-- START OF Data supplied --
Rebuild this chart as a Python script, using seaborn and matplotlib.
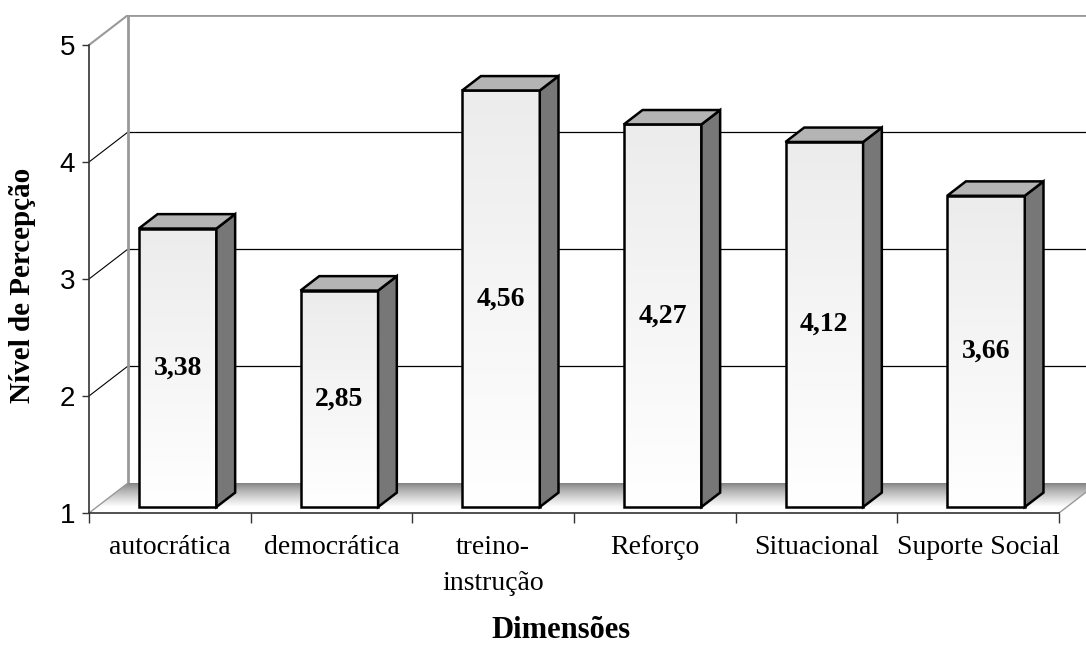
-- END OF Data supplied --
-- START OF Data supplied --
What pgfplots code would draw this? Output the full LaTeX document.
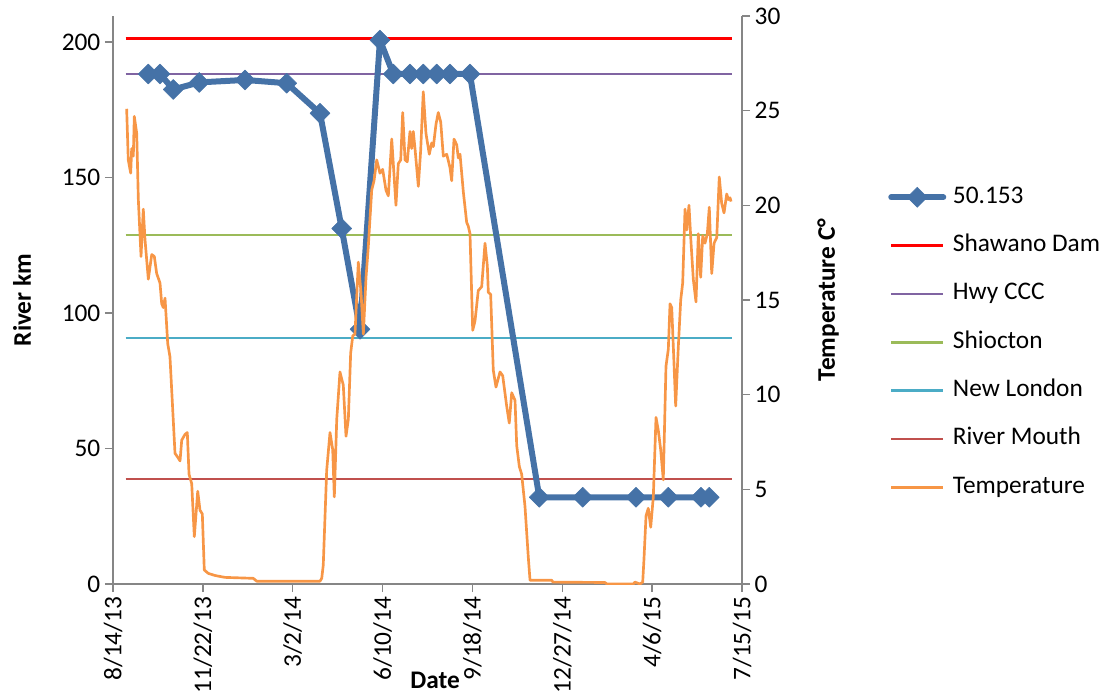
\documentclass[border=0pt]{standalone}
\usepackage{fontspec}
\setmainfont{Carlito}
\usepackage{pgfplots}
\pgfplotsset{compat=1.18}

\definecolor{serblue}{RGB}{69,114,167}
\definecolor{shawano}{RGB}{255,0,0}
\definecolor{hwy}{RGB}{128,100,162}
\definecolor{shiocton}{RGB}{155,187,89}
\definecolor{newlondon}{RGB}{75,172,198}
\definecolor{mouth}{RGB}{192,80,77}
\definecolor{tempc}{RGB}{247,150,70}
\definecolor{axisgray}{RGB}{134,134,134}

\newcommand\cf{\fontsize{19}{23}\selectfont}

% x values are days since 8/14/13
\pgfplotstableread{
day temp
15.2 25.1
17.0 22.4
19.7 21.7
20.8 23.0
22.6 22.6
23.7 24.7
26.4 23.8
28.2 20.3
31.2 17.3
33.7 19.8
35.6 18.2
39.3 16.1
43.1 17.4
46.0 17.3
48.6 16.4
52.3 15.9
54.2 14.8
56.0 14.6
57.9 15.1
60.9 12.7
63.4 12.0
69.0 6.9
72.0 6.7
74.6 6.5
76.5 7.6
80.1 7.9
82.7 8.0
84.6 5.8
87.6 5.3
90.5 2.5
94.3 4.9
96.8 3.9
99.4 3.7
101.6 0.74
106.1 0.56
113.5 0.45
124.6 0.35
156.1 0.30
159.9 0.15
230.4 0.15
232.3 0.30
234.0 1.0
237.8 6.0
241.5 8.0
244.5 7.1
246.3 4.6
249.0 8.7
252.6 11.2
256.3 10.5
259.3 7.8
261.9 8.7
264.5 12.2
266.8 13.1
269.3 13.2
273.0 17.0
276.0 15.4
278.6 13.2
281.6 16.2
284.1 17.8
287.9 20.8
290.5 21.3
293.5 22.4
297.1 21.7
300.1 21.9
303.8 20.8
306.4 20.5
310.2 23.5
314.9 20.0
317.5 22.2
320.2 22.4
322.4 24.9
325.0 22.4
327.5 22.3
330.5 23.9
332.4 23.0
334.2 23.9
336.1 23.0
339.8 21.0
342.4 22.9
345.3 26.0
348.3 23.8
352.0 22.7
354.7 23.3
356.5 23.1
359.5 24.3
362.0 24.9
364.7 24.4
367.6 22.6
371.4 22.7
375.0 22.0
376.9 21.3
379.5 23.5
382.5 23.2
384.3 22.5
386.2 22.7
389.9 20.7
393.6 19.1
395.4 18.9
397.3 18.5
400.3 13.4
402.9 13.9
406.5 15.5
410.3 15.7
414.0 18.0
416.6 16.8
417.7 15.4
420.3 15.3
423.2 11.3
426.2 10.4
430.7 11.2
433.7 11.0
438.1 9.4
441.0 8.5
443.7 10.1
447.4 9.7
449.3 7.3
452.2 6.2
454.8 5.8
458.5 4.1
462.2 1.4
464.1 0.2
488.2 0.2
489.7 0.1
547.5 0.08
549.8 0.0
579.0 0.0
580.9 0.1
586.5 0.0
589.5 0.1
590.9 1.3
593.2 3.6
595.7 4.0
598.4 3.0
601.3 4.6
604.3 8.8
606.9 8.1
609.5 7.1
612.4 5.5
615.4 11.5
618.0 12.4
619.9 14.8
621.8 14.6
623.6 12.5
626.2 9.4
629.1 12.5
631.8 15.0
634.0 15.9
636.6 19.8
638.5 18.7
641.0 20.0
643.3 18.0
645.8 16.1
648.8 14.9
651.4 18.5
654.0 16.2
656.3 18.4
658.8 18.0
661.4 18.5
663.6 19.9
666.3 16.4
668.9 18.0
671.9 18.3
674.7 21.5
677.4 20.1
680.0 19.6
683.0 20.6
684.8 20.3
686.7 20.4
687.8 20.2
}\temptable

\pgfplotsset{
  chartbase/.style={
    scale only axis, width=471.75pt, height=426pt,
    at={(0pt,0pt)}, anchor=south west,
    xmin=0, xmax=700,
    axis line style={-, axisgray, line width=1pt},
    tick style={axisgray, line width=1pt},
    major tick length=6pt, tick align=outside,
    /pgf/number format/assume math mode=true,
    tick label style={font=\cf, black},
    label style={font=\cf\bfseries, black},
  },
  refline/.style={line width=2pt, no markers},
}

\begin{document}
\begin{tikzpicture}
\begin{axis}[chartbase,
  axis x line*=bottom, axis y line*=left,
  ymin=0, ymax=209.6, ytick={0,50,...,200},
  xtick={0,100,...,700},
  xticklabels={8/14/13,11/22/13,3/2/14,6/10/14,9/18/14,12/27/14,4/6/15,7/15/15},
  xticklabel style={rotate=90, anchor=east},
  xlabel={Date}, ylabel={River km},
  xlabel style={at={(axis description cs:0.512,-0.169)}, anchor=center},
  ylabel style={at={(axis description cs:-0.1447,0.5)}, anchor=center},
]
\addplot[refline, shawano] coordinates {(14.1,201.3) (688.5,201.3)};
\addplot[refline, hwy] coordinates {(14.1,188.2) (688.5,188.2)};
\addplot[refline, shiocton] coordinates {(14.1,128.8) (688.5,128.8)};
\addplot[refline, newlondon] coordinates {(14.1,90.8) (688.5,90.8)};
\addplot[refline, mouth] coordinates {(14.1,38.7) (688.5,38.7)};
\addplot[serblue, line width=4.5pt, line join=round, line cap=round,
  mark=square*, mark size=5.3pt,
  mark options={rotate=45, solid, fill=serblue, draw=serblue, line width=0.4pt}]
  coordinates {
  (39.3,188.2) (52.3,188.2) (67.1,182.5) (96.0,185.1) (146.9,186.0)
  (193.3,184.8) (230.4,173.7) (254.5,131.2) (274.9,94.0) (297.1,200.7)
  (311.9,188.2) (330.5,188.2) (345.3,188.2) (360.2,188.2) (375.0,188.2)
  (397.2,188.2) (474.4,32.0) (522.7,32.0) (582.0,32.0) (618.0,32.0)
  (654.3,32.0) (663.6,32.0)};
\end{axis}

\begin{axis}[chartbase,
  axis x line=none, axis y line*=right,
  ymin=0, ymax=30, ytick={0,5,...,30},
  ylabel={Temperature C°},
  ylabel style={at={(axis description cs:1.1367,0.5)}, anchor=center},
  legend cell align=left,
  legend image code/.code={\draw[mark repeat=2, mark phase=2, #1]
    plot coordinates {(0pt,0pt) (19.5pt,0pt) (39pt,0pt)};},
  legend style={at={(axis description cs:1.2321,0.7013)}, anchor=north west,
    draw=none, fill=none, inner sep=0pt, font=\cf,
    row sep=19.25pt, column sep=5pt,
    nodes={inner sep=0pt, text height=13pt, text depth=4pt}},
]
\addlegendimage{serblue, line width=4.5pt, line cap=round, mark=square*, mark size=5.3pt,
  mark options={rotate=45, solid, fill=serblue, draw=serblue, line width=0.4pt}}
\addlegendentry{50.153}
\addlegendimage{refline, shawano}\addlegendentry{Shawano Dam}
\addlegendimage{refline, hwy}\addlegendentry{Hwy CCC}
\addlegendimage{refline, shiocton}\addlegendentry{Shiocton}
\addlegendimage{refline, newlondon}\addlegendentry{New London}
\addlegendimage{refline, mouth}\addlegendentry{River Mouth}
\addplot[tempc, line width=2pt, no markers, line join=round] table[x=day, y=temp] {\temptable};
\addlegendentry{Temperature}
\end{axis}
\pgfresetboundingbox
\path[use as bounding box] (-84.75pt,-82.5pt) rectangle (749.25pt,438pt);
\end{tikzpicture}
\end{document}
-- END OF Data supplied --
Task brief: Each line that contains the word "this" counts toward the total; give only that total.

Correct answer: 2